Last week a federal judge granted Colorado Christian University an injunction from Obamacare’s mandate that they offer employees and students birth control pills and abortion drugs. Like other institutions, the school faced fines for refusing to follow the law.
“I conclude that there is a substantial likelihood that CCU can show that the ACA and the regulations constitute a substantial burden on the exercise of its religion,” Judge Robert E. Blackburn wrote. “Obversely, the government has not shown that this substantial burden is permissible under the [Religious Freedom Restoration Act] because the Mandate is in furtherance of a compelling governmental interest.”
The Becket Fund for Religious Freedom, which represents the school, is one of at least two such organizations that have achieved recent court victories.

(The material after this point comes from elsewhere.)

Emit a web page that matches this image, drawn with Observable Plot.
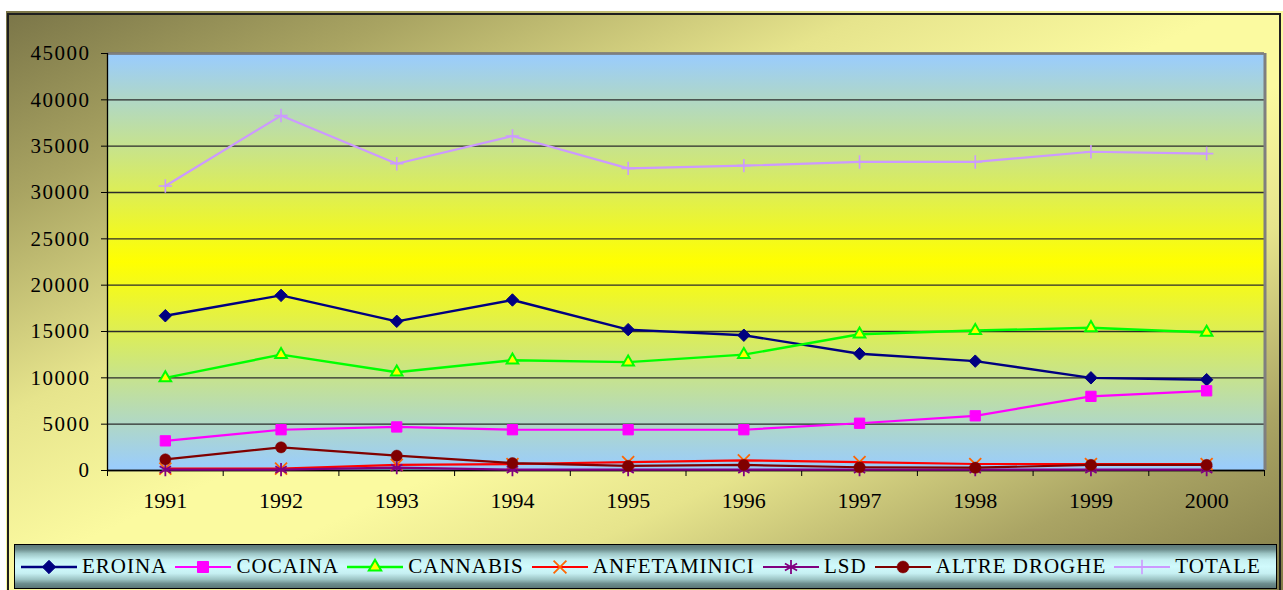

The Alliance Defending Freedom (ADF) has been in the news recently. Last month, two ADC-represented Christian colleges, Dordt College and Cornerstone University, were granted temporary injunctions against the requirement to pay for drugs that induce abortions. The ADC also represented the town of Greece, New York, in a U.S. Supreme Court case. The court ruled that the city may continue opening council meetings with prayer.
The Obamacare mandate exempts churches, but as these and other court victories (albeit temporary) show, it doesn’t go far enough. The question is, why does the so-called health care reform bill require employers to offer and pay for drugs that employees can obtain relatively cheaply and over-the-counter? They can buy birth control pills, Plan B, condoms, the sponge, and spermicides at stories like Walmart.
Of course, something else is going on. The goal is to eradicate religious protections, particularly for Christians. Leftists seek to quell dissent–judgments–about permissive behavior through government fiat. Hobby Lobby and other Christian-owned business are awaiting the Supreme Court’s decision on whether owners will be forced to violate their religious beliefs or pay millions in fines.